--- Begin ---
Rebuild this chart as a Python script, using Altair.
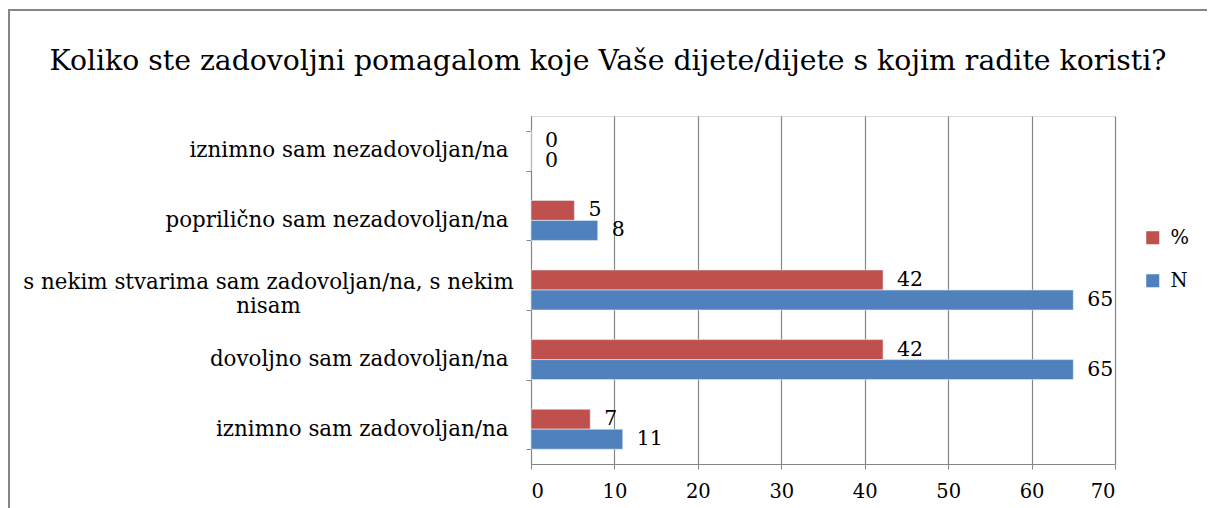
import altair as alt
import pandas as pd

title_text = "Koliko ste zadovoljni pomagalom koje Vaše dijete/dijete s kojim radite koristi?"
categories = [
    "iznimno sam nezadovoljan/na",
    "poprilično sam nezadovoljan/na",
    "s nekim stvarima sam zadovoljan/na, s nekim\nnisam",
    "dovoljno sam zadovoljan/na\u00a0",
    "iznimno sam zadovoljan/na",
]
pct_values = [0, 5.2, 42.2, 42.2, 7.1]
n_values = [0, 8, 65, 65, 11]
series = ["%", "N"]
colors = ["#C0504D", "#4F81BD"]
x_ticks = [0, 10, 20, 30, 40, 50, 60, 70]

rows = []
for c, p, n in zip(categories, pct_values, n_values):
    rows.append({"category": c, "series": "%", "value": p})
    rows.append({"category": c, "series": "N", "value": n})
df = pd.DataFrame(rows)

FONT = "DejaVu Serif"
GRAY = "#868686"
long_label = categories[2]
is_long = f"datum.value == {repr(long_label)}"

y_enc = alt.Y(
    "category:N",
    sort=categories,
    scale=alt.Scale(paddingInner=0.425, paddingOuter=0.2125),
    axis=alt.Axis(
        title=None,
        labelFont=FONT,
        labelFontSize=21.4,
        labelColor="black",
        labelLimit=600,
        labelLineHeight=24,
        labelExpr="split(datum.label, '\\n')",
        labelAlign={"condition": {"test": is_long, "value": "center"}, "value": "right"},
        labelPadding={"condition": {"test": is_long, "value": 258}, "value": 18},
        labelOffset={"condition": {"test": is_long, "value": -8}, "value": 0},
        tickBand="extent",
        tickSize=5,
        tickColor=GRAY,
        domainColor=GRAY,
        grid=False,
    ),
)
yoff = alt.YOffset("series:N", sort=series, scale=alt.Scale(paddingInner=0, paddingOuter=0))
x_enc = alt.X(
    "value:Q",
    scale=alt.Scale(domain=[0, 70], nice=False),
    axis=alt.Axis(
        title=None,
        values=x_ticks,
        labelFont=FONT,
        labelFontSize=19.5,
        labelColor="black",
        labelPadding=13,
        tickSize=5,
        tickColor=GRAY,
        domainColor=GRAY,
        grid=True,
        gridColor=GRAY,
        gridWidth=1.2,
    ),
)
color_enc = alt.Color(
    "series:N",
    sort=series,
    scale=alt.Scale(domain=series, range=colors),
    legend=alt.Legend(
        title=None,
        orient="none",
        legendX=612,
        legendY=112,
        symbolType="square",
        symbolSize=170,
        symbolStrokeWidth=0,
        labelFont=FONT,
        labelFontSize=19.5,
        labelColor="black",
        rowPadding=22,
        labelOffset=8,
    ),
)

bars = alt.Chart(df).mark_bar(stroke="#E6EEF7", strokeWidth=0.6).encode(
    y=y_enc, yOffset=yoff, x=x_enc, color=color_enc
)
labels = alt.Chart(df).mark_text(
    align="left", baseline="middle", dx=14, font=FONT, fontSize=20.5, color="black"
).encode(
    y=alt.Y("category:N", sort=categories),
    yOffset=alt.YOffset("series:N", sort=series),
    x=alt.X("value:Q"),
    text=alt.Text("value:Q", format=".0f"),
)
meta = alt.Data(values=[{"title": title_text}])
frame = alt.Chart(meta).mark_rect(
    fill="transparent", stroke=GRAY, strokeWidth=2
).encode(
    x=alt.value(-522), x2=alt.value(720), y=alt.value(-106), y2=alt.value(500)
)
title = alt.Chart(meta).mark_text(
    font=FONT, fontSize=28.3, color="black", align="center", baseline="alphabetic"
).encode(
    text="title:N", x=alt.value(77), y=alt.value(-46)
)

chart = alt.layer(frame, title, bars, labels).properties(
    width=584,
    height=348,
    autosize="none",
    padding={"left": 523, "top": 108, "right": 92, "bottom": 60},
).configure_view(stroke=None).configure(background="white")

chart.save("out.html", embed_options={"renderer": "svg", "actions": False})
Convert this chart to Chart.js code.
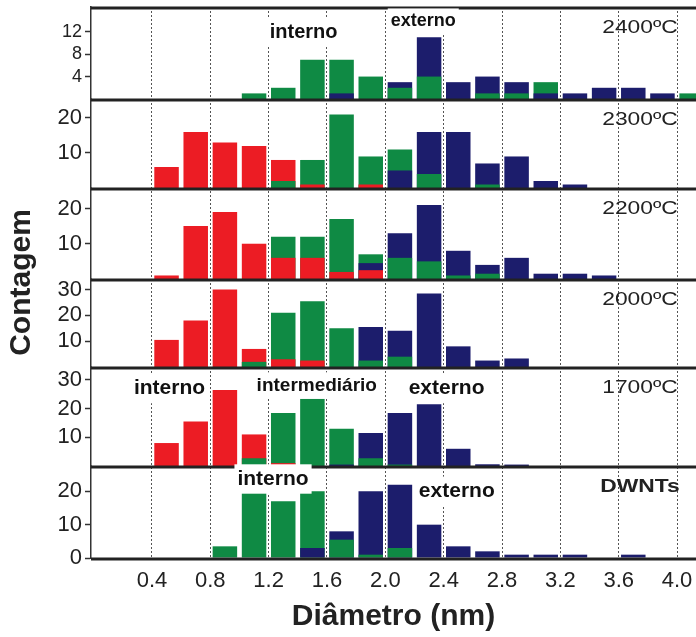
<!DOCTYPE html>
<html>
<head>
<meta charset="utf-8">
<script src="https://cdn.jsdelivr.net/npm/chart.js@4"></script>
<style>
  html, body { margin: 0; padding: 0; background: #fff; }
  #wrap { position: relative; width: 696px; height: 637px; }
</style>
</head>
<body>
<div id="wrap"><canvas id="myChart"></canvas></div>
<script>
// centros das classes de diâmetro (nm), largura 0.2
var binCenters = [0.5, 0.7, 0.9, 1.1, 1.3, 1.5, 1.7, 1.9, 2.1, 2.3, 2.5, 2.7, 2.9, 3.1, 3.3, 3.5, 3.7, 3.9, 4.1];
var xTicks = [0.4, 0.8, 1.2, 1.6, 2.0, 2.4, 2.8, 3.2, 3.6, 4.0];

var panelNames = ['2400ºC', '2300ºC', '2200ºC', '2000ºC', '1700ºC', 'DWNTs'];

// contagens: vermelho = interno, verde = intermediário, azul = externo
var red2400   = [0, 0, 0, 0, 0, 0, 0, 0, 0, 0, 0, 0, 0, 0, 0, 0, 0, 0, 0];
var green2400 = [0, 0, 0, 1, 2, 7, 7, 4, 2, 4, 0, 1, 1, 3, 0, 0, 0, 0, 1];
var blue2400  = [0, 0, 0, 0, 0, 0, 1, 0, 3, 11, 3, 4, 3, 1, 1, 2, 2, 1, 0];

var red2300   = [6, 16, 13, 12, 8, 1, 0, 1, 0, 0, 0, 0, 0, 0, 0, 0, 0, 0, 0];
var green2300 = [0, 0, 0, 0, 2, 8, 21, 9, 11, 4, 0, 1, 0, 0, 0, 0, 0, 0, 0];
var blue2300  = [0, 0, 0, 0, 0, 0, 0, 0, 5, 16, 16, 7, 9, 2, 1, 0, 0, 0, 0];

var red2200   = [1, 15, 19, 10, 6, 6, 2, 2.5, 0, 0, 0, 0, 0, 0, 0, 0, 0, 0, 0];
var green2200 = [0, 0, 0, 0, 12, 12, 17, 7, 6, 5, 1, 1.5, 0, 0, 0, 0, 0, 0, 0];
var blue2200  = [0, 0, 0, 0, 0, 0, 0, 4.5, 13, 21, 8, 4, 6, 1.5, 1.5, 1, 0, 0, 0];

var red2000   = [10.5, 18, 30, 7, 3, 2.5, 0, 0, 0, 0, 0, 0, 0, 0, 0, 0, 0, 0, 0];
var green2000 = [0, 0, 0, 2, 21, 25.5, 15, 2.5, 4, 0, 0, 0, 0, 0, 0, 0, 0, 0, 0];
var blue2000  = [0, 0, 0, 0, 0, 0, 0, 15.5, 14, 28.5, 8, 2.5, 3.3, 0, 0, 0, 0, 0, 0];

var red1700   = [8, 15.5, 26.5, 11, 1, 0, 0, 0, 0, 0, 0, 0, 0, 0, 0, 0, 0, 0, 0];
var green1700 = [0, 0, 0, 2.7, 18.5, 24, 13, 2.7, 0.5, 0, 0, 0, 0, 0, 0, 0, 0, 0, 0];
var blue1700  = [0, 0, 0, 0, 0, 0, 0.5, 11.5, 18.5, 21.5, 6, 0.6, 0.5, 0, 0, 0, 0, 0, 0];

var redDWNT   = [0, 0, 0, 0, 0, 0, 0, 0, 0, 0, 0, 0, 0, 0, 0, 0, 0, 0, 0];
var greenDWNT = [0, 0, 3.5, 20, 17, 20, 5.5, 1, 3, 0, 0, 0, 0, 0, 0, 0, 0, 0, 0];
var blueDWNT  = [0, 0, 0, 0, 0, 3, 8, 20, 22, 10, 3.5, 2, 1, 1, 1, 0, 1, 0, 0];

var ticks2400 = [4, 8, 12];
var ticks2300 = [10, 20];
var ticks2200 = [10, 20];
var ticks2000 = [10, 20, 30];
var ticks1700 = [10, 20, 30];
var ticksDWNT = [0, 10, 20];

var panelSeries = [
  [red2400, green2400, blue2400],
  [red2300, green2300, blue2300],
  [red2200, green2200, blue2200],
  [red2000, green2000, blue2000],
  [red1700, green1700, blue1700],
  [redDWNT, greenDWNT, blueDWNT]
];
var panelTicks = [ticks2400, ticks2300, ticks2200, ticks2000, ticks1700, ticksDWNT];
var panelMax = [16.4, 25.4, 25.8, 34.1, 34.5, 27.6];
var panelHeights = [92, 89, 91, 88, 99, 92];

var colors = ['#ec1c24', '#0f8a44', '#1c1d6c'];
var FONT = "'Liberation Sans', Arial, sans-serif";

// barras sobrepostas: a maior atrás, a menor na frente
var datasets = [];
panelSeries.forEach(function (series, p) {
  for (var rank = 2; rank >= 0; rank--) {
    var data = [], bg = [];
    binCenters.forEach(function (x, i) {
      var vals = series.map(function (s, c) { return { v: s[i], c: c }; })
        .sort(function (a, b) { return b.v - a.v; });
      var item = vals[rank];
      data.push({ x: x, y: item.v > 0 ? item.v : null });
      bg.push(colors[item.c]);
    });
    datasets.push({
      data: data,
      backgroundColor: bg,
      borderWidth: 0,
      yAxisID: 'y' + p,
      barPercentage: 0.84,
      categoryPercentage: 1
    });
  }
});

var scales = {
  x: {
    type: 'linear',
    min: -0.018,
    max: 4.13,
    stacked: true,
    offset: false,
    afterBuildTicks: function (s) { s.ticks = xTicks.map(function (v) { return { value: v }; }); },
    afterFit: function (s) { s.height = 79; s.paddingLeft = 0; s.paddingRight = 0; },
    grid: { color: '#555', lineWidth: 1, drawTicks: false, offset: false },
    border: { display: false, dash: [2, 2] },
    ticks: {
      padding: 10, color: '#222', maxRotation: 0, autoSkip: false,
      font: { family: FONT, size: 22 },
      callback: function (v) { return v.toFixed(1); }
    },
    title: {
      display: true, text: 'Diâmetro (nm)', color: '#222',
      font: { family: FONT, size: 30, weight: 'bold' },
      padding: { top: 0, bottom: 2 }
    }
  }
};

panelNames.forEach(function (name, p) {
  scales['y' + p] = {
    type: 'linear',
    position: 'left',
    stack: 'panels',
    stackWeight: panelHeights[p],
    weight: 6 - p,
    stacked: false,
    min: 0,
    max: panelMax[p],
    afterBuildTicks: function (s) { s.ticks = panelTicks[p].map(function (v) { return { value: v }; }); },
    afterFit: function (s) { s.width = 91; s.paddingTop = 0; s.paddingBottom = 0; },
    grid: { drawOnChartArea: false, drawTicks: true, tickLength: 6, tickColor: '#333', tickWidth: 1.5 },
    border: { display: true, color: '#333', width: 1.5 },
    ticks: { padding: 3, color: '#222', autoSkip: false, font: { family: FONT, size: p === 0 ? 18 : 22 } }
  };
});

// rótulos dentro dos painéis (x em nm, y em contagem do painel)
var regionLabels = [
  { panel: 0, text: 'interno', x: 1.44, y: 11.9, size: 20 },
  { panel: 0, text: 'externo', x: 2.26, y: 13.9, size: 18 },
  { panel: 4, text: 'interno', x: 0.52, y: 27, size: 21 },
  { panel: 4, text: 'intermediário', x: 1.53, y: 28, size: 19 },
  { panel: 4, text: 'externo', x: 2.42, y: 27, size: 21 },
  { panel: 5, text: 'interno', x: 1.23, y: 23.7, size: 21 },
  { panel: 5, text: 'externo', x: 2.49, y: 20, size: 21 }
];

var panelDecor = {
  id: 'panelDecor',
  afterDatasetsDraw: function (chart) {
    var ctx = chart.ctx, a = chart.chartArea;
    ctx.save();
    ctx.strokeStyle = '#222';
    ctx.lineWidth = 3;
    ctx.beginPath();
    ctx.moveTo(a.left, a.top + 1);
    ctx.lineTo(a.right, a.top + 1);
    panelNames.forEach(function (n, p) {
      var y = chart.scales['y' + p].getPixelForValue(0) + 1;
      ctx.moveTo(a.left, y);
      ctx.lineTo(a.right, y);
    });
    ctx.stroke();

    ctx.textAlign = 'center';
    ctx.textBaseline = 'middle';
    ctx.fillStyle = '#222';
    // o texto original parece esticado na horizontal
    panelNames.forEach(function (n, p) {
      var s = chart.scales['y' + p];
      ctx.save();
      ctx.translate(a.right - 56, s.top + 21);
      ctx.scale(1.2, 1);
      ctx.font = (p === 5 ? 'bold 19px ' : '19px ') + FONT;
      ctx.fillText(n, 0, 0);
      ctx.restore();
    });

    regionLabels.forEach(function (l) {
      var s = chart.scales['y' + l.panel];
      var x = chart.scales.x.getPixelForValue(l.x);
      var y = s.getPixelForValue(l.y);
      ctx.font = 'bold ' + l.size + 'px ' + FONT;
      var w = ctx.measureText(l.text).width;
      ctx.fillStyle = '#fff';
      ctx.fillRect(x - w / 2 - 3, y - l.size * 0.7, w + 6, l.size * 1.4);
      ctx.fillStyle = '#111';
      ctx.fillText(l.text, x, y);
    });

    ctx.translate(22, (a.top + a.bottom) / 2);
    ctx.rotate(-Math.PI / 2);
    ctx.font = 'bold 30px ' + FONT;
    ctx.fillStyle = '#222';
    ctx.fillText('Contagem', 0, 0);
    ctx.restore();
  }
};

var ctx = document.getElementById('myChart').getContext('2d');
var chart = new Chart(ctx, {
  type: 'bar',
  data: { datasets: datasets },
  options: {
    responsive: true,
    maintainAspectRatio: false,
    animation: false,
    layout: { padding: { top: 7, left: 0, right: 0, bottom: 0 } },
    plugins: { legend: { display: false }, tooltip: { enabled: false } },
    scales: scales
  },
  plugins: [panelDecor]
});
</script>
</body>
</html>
--- End ---
▶ [WHAT YOU NEED TO DO]
Reproduce the records above from their first line to the line bearing "import pandas as pd", both ends included, leaving every picture out.

▶ [SOLUTION TO THE PROBLEM]
Rebuild this chart as a Python script, using Altair.
import altair as alt
import pandas as pd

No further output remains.